##### Data #####
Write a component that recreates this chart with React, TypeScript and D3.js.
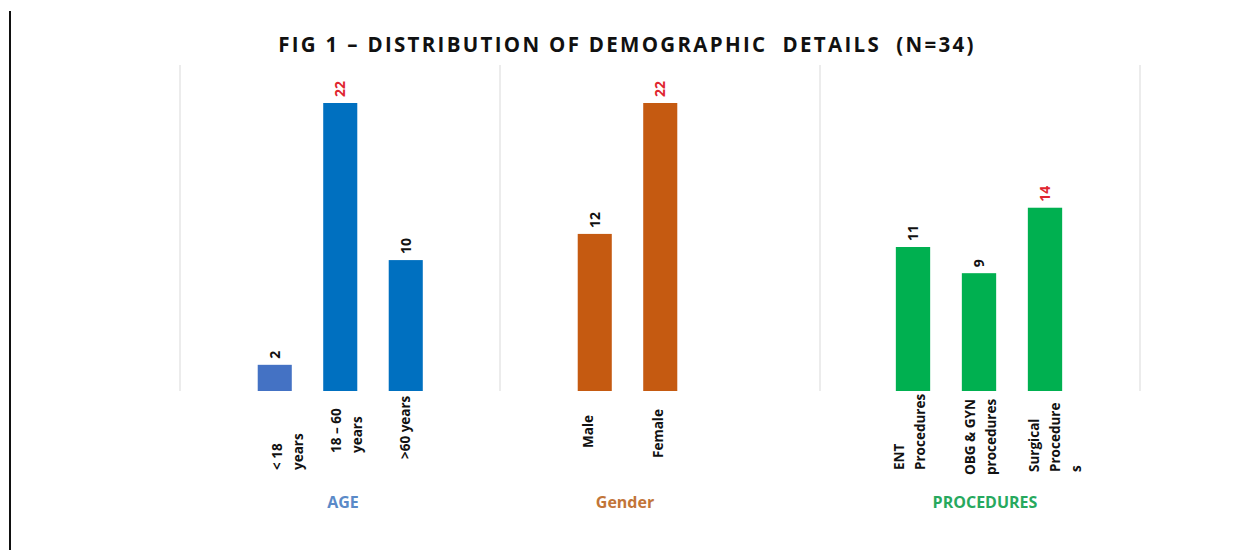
import React from "react";
import * as d3 from "d3";

const title = "FIG 1 – DISTRIBUTION OF DEMOGRAPHIC  DETAILS  (N=34)";

const ageCategories = ["< 18 years", "18 – 60 years", ">60 years"];
const ageValues = [2, 22, 10];
const genderCategories = ["Male", "Female"];
const genderValues = [12, 22];
const procedureCategories = ["ENT Procedures", "OBG & GYN procedures", "Surgical Procedures"];
const procedureValues = [11, 9, 14];
const groupTitles = ["AGE", "Gender", "PROCEDURES"];

// label line wrapping (as shown in the picture)
const wrappedLabels: Record<string, string[]> = {
  "< 18 years": ["< 18", "years"],
  "18 – 60 years": ["18 – 60", "years"],
  ">60 years": [">60 years"],
  "Male": ["Male"],
  "Female": ["Female"],
  "ENT Procedures": ["ENT", "Procedures"],
  "OBG & GYN procedures": ["OBG & GYN", "procedures"],
  "Surgical Procedures": ["Surgical", "Procedure", "s"],
};
// layout of rotated labels: bottom (text start) and horizontal shift
const labelLayout: Record<string, { bottom: number; dx: number }> = {
  "< 18 years": { bottom: 470, dx: 13 },
  "18 – 60 years": { bottom: 453, dx: 6 },
  ">60 years": { bottom: 459, dx: -1 },
  "Male": { bottom: 448, dx: -7 },
  "Female": { bottom: 458, dx: -2 },
  "ENT Procedures": { bottom: 470, dx: -4 },
  "OBG & GYN procedures": { bottom: 475, dx: 1.5 },
  "Surgical Procedures": { bottom: 472, dx: 10 },
};

const W = 1246;
const H = 550;
const baseY = 391;
const topY = 103;
const font = "'Open Sans', 'Noto Sans', sans-serif";

const y = d3.scaleLinear().domain([0, 22]).range([baseY, topY]);

type Group = {
  cats: string[];
  vals: number[];
  range: [number, number];
  colors: string[];
  title: string;
  titleColor: string;
  titleX: number;
};

const groups: Group[] = [
  {
    cats: ageCategories,
    vals: ageValues,
    range: [242, 438.5],
    colors: ["#4472c4", "#0070c0", "#0070c0"],
    title: groupTitles[0],
    titleColor: "#5a8ac8",
    titleX: 343,
  },
  {
    cats: genderCategories,
    vals: genderValues,
    range: [562, 693],
    colors: ["#c55a11", "#c55a11"],
    title: groupTitles[1],
    titleColor: "#c27538",
    titleX: 625,
  },
  {
    cats: procedureCategories,
    vals: procedureValues,
    range: [880, 1078],
    colors: ["#00b050", "#00b050", "#00b050"],
    title: groupTitles[2],
    titleColor: "#27a95e",
    titleX: 985,
  },
];

const dividers = [180, 500, 820, 1140];

export default function App() {
  return (
    <svg
      width={W}
      height={H}
      style={{ position: "absolute", left: 0, top: 0, background: "#fff" }}
      fontFamily={font}
    >
      <rect x={0} y={0} width={W} height={H} fill="#fff" />
      <line x1={10} x2={10} y1={11} y2={H} stroke="#111" strokeWidth={2} />
      <text
        x={627}
        y={52}
        textAnchor="middle"
        fontSize={20.5}
        fontWeight={700}
        letterSpacing={2.3}
        fill="#111"
        style={{ whiteSpace: "pre" }}
      >
        {title}
      </text>
      {dividers.map((d) => (
        <line key={d} x1={d} x2={d} y1={65} y2={baseY} stroke="#d9d9d9" strokeWidth={1} />
      ))}
      {groups.map((g, gi) => {
        const x = d3
          .scaleBand<string>()
          .domain(g.cats)
          .range(g.range)
          .paddingInner(0.48)
          .paddingOuter(0.24);
        const gMax = Math.max(...g.vals);
        return (
          <g key={gi}>
            {g.cats.map((c, i) => {
              const v = g.vals[i];
              const bx = x(c)!;
              const bw = x.bandwidth();
              const cx = bx + bw / 2;
              const lines = wrappedLabels[c] || [c];
              const lh = 21;
              const lay = labelLayout[c] ?? { bottom: 460, dx: 0 };
              return (
                <g key={c}>
                  <rect x={bx} y={y(v)} width={bw} height={baseY - y(v)} fill={g.colors[i]} />
                  <text
                    transform={`translate(${cx + 5},${y(v) - 6}) rotate(-90)`}
                    fontSize={14}
                    fontWeight={700}
                    fill={v === gMax ? "#e0252f" : "#111"}
                  >
                    {v}
                  </text>
                  {lines.map((ln, li) => {
                    const lx = cx + lay.dx - ((lines.length - 1) * lh) / 2 + li * lh + 5;
                    return (
                      <text
                        key={li}
                        transform={`translate(${lx},${lay.bottom}) rotate(-90)`}
                        fontSize={13.5}
                        fontWeight={700}
                        fill="#111"
                      >
                        {ln}
                      </text>
                    );
                  })}
                </g>
              );
            })}
            <text
              x={g.titleX}
              y={508}
              textAnchor="middle"
              fontSize={16}
              fontWeight={700}
              fill={g.titleColor}
            >
              {g.title}
            </text>
          </g>
        );
      })}
    </svg>
  );
}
#####
Given instruction: Restate the material word for word from its first line through the line containing "1 – DISTRIBUTION", both included; the pictures do not belong in it.

Task output:
Write a component that recreates this chart with React, TypeScript and D3.js.
import React from "react";
import * as d3 from "d3";

const title = "FIG 1 – DISTRIBUTION OF DEMOGRAPHIC  DETAILS  (N=34)";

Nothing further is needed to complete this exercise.